Ano da Misericórdia - Só o Amor constrói!


Certa vez encontrei um jovem senhor que me comunicava da morte de seu pai: “Padre, meu pai, enfim, após tanto sofrimento, partiu para o Céu”. Perguntei-lhe como era o seu relacionamento com ele. Foi aí que eu recebi uma grande lição. Confidenciou-me que por muitos anos foi vítima de estupro pelo pai, que amargou esta dor interiormente, e que a sua vida foi marcada por muitos sentimentos de incompreensão e raiva e medo. Após sua denúncia, o pai foi preso. Por muitos anos ficaram separados. O homem adoeceu e foi abandonado. Então, em meio à grave enfermidade do pai, os dois de reconciliaram.

Ouvindo seu relato eu já não percebia rancor em sua voz, nem em sua feição. Perguntei-lhe porque parecia tão sereno. Ele me disse: “porque eu o amava. Por justiça, o denunciei; por amor, eu o perdoei. Agora eu vivo em paz”!

São muitos os casos de superação de dor e de traumas. A solução para tais sofrimentos pode estar em alguma técnica de terapia... mas, neste Ano Santo do Jubileu da Misericórdia, o Papa Francisco nos recorda um remédio infalível: o amor que perdoa!

Na Bula “Rosto da Misericórdia”, nº 04, ele recorda as palavras de São João XXIII na abertura do Concílio: “Nos nossos dias, a Esposa de Cristo (Igreja) prefere usar mais o remédio da MISERICÓRDIA que o da severidade. (...) A Igreja Católica... deseja mostrar-se mãe amorosa de todos, benigna, paciente, cheia de misericórdia e bondade... (11/101/1962)”. 
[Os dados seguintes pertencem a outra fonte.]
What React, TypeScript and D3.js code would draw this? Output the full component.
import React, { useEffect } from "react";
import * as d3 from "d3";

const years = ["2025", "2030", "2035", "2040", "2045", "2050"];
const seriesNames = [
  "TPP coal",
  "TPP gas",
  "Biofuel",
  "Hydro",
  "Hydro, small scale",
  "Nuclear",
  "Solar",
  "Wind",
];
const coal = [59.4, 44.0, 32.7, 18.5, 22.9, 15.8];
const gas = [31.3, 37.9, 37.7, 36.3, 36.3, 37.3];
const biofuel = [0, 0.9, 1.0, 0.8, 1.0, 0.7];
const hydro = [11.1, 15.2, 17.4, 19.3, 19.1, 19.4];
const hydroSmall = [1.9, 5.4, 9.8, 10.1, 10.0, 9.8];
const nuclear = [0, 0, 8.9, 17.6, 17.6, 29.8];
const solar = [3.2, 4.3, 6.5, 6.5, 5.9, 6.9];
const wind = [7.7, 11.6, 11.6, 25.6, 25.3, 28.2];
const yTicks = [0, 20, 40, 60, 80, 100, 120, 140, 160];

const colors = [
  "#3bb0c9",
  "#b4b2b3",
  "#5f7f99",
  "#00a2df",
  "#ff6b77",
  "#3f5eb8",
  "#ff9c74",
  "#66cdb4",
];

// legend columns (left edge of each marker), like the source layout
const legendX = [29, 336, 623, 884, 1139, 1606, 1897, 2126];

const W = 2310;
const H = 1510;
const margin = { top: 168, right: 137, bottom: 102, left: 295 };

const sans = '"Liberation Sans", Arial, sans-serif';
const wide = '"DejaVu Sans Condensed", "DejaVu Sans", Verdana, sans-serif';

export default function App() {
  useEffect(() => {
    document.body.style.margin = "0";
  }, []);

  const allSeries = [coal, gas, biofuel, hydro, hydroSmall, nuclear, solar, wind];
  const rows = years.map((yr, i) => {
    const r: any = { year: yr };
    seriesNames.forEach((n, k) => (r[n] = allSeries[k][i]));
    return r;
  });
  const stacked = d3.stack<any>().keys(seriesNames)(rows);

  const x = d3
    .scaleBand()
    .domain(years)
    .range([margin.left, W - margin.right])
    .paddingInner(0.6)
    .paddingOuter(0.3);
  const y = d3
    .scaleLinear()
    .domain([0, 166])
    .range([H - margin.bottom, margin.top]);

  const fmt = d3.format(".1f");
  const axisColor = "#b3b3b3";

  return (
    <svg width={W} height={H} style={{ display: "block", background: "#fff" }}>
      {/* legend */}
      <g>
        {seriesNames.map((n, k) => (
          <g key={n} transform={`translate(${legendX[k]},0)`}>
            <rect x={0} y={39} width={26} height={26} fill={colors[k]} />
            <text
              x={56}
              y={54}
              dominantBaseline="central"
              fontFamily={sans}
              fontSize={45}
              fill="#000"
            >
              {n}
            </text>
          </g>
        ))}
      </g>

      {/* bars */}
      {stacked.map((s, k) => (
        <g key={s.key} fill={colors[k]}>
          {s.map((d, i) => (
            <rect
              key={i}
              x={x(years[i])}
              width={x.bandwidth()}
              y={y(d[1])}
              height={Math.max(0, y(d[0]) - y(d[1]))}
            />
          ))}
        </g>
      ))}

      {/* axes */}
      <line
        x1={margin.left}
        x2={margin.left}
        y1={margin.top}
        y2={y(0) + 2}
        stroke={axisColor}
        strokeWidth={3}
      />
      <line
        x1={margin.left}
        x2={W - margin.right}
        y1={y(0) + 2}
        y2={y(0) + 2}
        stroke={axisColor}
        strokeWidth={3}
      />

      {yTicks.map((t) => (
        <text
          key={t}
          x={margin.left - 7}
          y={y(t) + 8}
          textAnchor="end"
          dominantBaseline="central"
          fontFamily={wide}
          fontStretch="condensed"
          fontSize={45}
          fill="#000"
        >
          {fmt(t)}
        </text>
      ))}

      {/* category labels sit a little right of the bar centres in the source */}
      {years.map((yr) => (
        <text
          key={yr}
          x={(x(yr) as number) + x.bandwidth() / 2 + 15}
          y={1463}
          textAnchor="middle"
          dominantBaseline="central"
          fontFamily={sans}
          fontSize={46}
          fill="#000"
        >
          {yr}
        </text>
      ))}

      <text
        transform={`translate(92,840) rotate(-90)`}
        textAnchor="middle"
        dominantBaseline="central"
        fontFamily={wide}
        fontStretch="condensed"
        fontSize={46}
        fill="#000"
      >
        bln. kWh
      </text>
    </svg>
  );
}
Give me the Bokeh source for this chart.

Na conclusão de tal evento, o Beato Paulo VI falou: “... a religião do nosso Concílio foi, antes de mais, a CARIDADE... aquela antiga história do bom samaritano foi exemplo e norma... para que... se dessem remédios cheios de esperança... e palavras de confiança” (07/12/1965). Assim, Francisco convida todos nós – tanto individualmente, quanto como instituição Igreja – a contemplarmos Jesus, o rosto misericordioso do Pai. O “Jesus histórico” que conhecia o coração humano e acolhia todas as pessoas, é o mesmo “Cristo da fé” que reconciliava e perdoava e curava! As atitudes de Jesus comprovam Seu ensinamento e nos revelam como é o coração de Deus, que Ele é Amor!

Ser misericordioso não significa compactuar com aquilo que é pecaminoso, que ameaça a vida, que nos afasta de Deus e da comunidade. O mal sempre será mal. Mas Jesus nos mostra que é possível trilhar um caminho diverso daquele da vingança, do revidar o mal feito, do desprezo pela vida, do fechamento para Deus, do mundanismo religioso...

O Amor misericordioso de Deus nos aproxima de nós mesmos, para que tenhamos Misericórdia de nossa própria história, de nossas realidades pessoais mais íntimas que podem nos trazer fechamentos e sofrimentos. Assim, compreendendo que somos infinitamente amados por Deus, podemos construir uma história de vida mais altruísta, mais evangélica, mais livre e mais santa!

Neste Ano Santo está em voga a “Apóstola da Misericórdia” Santa Faustina, a freira polonesa que divulgou a devoção à Divina Misericórdia. Numa de suas locuções interiores, ela “ouviu” Jesus lhe dizer: “Coloquem a esperança na Minha Misericórdia os maiores pecadores. Eles têm mais direito do que os outros à confiança no abismo da Minha Misericórdia. (...) Causam-me prazer às almas que recorrem à Minha Misericórdia. (...) Antes de vir como Justo Juiz, abro de par em par as portas da Minha Misericórdia!” (Diário, nº 1146, p. 304). É bem assim o coração de Deus!

Nosso mundo e, particularmente nosso país, precisa promover a justiça, respeitar os Direitos Humanos, aprender a viver na pluralidade, globalizar a esperança e o pão, defender a família e a nossa Casa Comum!... Mas necessita, sobretudo, do REMÉDIO DA MISERICÓRDIA. Pois é a Misericórdia que nos permite olhar o outro não como inimigo, não como adversário... mas, como filho e filha de Deus, nosso irmão e nossa irmã!

Aquele homem que perdoou o seu pai e o acolheu até à morte me ensinou que a Misericórdia transforma vidas, constrói novas possibilidades de amar e nos aproxima do Céu. De fato, “somente o amor misericordioso constrói”!